‘Been gebroken?’ De vrouw wees naar haar krukken.

‘Nee, ik ga dood.’ 

In maart konden we er samen om lachen. Nu is haar dood een feit.

Dit is een eng stuk om te schrijven. Maar Jet is weg en kan me niet meer tot de orde roepen. Denk ik. Ze was verschrikkelijk. Jet was verschrikkelijk geweldig. De ziekte MSA sloopte haar.

Een moeder, vrouw, zus, dochter, criticus, vriend, denker, iemand die zorgde, niet lulde maar poetste, een smaakmaker en, al zei ze zelf ‘Ik ben geen kok maar een moeder’, de kok van Café de Fabriek. 

Ze ging door het vuur voor wie ze in haar hart sloot, en kon een feeks zijn voor mensen die ze niet oprecht vond. Pijnlijk eerlijk, maar aardig gevonden worden was niet haar doel.
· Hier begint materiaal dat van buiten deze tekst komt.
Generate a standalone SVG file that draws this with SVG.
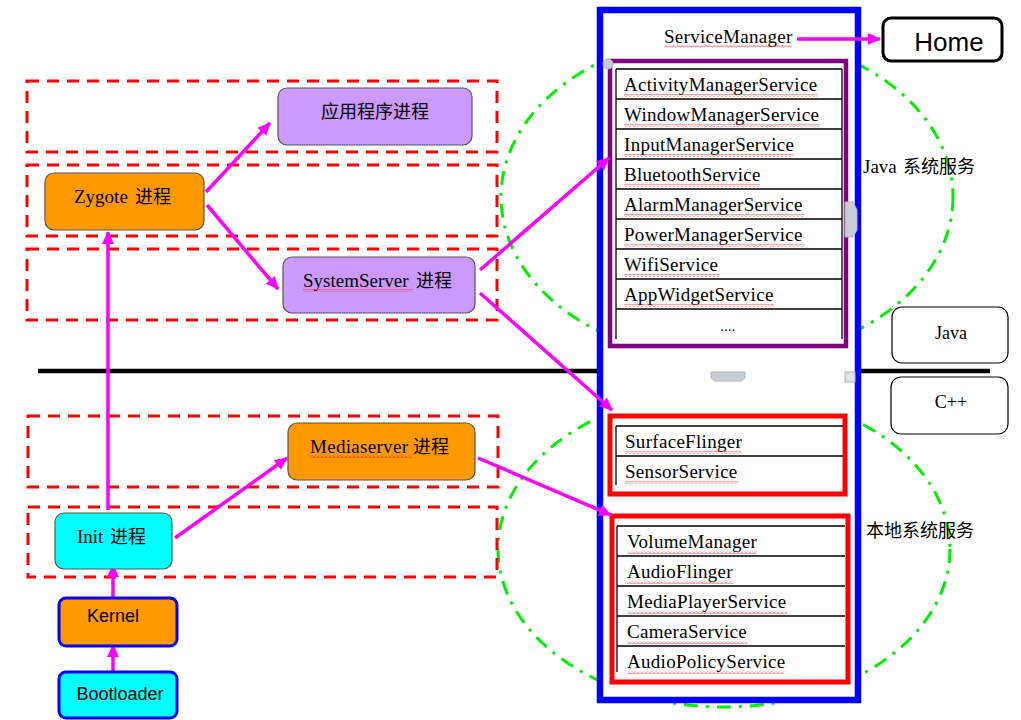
<svg xmlns="http://www.w3.org/2000/svg" width="1021" height="720" viewBox="0 0 1021 720">
<defs>
<style>
.serif{font-family:"Liberation Serif","Noto Sans CJK SC",serif;fill:#000}
.cjk{font-family:"Noto Sans CJK SC",sans-serif}
.sans{font-family:"Liberation Sans",Arial,sans-serif}
.t{font-size:19px;letter-spacing:0.3px}
.node{stroke:#555;stroke-width:1.2}
.dash{fill:none;stroke:#ff0000;stroke-width:3;stroke-dasharray:12 8}
.ell{fill:none;stroke:#00ee00;stroke-width:3;stroke-dasharray:14 8 3 8}
.arr{stroke:#ff00ff;stroke-width:3.5;fill:none;marker-end:url(#ah)}
.cell{stroke:#000;stroke-width:1.3;fill:none}
.sq{fill:url(#wave)}
</style>
<marker id="ah" markerUnits="userSpaceOnUse" markerWidth="14" markerHeight="12" refX="12" refY="6" orient="auto">
<path d="M0,0 L13,6 L0,12 Z" fill="#ff00ff"/>
</marker>
<pattern id="wave" patternUnits="userSpaceOnUse" width="4" height="3">
<path d="M0,2.5 L2,0.5 L4,2.5" fill="none" stroke="#ff2020" stroke-width="0.8"/>
</pattern>
</defs>
<rect width="1021" height="720" fill="#fff"/>

<g id="ellipses">
<ellipse class="ell" cx="727" cy="197" rx="226" ry="163"/>
<ellipse class="ell" cx="724" cy="549" rx="226" ry="158"/>
</g>

<g id="layers">
<rect class="dash" x="27" y="81" width="470" height="71"/>
<rect class="dash" x="27" y="165" width="470" height="71"/>
<rect class="dash" x="27" y="249" width="470" height="71"/>
<rect class="dash" x="28" y="416" width="470" height="71"/>
<rect class="dash" x="28" y="507" width="469" height="70"/>
</g>

<line x1="38" y1="371" x2="990" y2="371" stroke="#000" stroke-width="4.5"/>

<g id="servicemanager-box">
<rect x="600" y="10" width="258" height="690" fill="#fff" stroke="#0000ff" stroke-width="6.5"/>
<text class="serif t" x="664" y="43">ServiceManager</text>
<rect class="sq" x="664" y="45" width="128" height="3"/>
</g>

<g id="home">
<rect x="883" y="18" width="119" height="43" rx="8" fill="#fff" stroke="#000" stroke-width="3"/>
<text class="sans" x="949" y="51" font-size="26" text-anchor="middle">Home</text>
</g>

<g id="java-services">
<rect x="610" y="61" width="236" height="285" fill="none" stroke="#800080" stroke-width="4.5"/>
<path class="cell" d="M616,69 H842 M616,99 H842 M616,129 H842 M616,159 H842 M616,189 H842 M616,219 H842 M616,249 H842 M616,279 H842 M616,309 H842 M616,69 V339 M842,69 V339"/>
<g class="serif t">
<text x="624" y="91">ActivityManagerService</text>
<text x="624" y="121">WindowManagerService</text>
<text x="624" y="151">InputManagerService</text>
<text x="624" y="181">BluetoothService</text>
<text x="624" y="211">AlarmManagerService</text>
<text x="624" y="241">PowerManagerService</text>
<text x="624" y="271">WifiService</text>
<text x="624" y="301">AppWidgetService</text>
<text x="728" y="331" text-anchor="middle" font-size="14">....</text>
</g>
<rect class="sq" x="624" y="94" width="194" height="3"/>
<rect class="sq" x="624" y="124" width="196" height="3"/>
<rect class="sq" x="624" y="154" width="170" height="3"/>
<rect class="sq" x="624" y="184" width="136" height="3"/>
<rect class="sq" x="624" y="214" width="180" height="3"/>
<rect class="sq" x="624" y="244" width="180" height="3"/>
<rect class="sq" x="624" y="274" width="96" height="3"/>
<rect class="sq" x="624" y="304" width="150" height="3"/>
</g>

<g id="java-label">
<text class="serif" x="863" y="173" font-size="19">Java</text>
<text class="cjk" x="903" y="173" font-size="18">系统服务</text>
</g>

<g id="native-services-1">
<rect x="610" y="416" width="235" height="78" fill="none" stroke="#ff0000" stroke-width="5"/>
<path class="cell" d="M616,426 H843 M616,456 H843 M616,426 V485"/>
<g class="serif t">
<text x="625" y="448">SurfaceFlinger</text>
<text x="625" y="478">SensorService</text>
</g>
<rect class="sq" x="625" y="451" width="117" height="3"/>
<rect class="sq" x="625" y="481" width="113" height="3"/>
</g>

<g id="native-services-2">
<rect x="612" y="516" width="236" height="166" fill="none" stroke="#ff0000" stroke-width="5"/>
<path class="cell" d="M617,526 H845 M617,556 H845 M617,586 H845 M617,616 H845 M617,646 H845 M617,526 V672"/>
<g class="serif t">
<text x="627" y="548">VolumeManager</text>
<text x="627" y="578">AudioFlinger</text>
<text x="627" y="608">MediaPlayerService</text>
<text x="627" y="638">CameraService</text>
<text x="627" y="668">AudioPolicyService</text>
</g>
<rect class="sq" x="627" y="551" width="130" height="3"/>
<rect class="sq" x="627" y="581" width="106" height="3"/>
<rect class="sq" x="627" y="611" width="160" height="3"/>
<rect class="sq" x="627" y="641" width="120" height="3"/>
<rect class="sq" x="627" y="671" width="158" height="3"/>
</g>

<g id="native-label">
<text class="cjk" x="866" y="537" font-size="18">本地系统服务</text>
</g>

<g id="java-box">
<rect x="892" y="307" width="116" height="56" rx="10" fill="#fff" stroke="#000" stroke-width="1.2"/>
<text class="serif" x="951" y="339" font-size="18" text-anchor="middle">Java</text>
</g>
<g id="cpp-box">
<rect x="891" y="377" width="117" height="57" rx="10" fill="#fff" stroke="#000" stroke-width="1.2"/>
<text class="serif" x="951" y="408" font-size="18" text-anchor="middle">C++</text>
</g>

<g id="handles" fill="#c8ccd4" stroke="#b0b4bc" stroke-width="1">
<circle cx="608" cy="64" r="5"/>
<path d="M845,202 H853 L857,210 V230 L853,237 H845 Z"/>
<path d="M711,372 H745 V378 L741,381 H715 L711,378 Z"/>
<rect x="845" y="372" width="10" height="10" fill="#e0e2e6"/>
</g>

<g id="connectors">
<line class="arr" x1="797" y1="39" x2="880" y2="39"/>
<line class="arr" x1="206" y1="192" x2="270" y2="123"/>
<line class="arr" x1="207" y1="205" x2="278" y2="289"/>
<line class="arr" x1="108" y1="510" x2="108" y2="232"/>
<line class="arr" x1="175" y1="538" x2="287" y2="458"/>
<line class="arr" x1="113" y1="598" x2="113" y2="565"/>
<line class="arr" x1="113" y1="672" x2="113" y2="645"/>
<line class="arr" x1="480" y1="270" x2="609" y2="158"/>
<line class="arr" x1="480" y1="293" x2="612" y2="410"/>
<line class="arr" x1="478" y1="458" x2="611" y2="515"/>
</g>

<g id="app-process">
<rect class="node" x="278" y="88" width="194" height="57" rx="9" fill="#cc99ff"/>
<text class="cjk" x="375" y="118" font-size="18" text-anchor="middle">应用程序进程</text>
</g>
<g id="zygote">
<rect class="node" x="45" y="173" width="159" height="57" rx="9" fill="#ff9900"/>
<text class="serif" x="74" y="203" font-size="19">Zygote</text>
<text class="cjk" x="135" y="203" font-size="18">进程</text>
</g>
<g id="systemserver">
<rect class="node" x="283" y="257" width="192" height="56" rx="9" fill="#cc99ff"/>
<text class="serif" x="303" y="287" font-size="19">SystemServer</text>
<text class="cjk" x="416" y="287" font-size="18">进程</text>
<rect class="sq" x="303" y="289" width="110" height="3"/>
</g>
<g id="mediaserver">
<rect class="node" x="288" y="423" width="187" height="57" rx="9" fill="#ff9900"/>
<text class="serif" x="310" y="453" font-size="19" letter-spacing="0.3">Mediaserver</text>
<text class="cjk" x="413" y="453" font-size="18">进程</text>
<rect class="sq" x="310" y="455" width="102" height="3"/>
</g>
<g id="init">
<rect class="node" x="55" y="513" width="117" height="56" rx="9" fill="#00ffff"/>
<text class="serif" x="77" y="543" font-size="19">Init</text>
<text class="cjk" x="110" y="543" font-size="18">进程</text>
</g>
<g id="kernel">
<rect x="59" y="598" width="118" height="48" rx="7" fill="#ff9900" stroke="#0000ff" stroke-width="3"/>
<text class="sans" x="113" y="622" font-size="18" text-anchor="middle">Kernel</text>
</g>
<g id="bootloader">
<rect x="59" y="672" width="118" height="46" rx="7" fill="#00ffff" stroke="#0000ff" stroke-width="3"/>
<text class="sans" x="120" y="700" font-size="18" text-anchor="middle">Bootloader</text>
</g>
</svg>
Daarom verbaasde ze zich erover dat tijdens haar ziekte bleek dat er velen waren die haar tóch aardig vonden. Ze ontving lieve berichtjes van mensen waarvan ze het niet had verwacht en regelmatig werd ze geconfronteerd met het verdriet van anderen om haar ziekte. Dat was mooi maar zwaar tegelijkertijd. 

Zij was degene die de ziekte moest ondergaan in de wetenschap dat ze het leven, en daarmee haar man en kinderen, achter zou laten. Dat deed ze, ondanks haar angst, op z’n Jets: dapper, eerlijk, met (harde) humor, en met liefde voor haar geliefden. 

Het gat dat haar overlijden slaat is diep, maar de herinnering aan wie ze was is blijvend.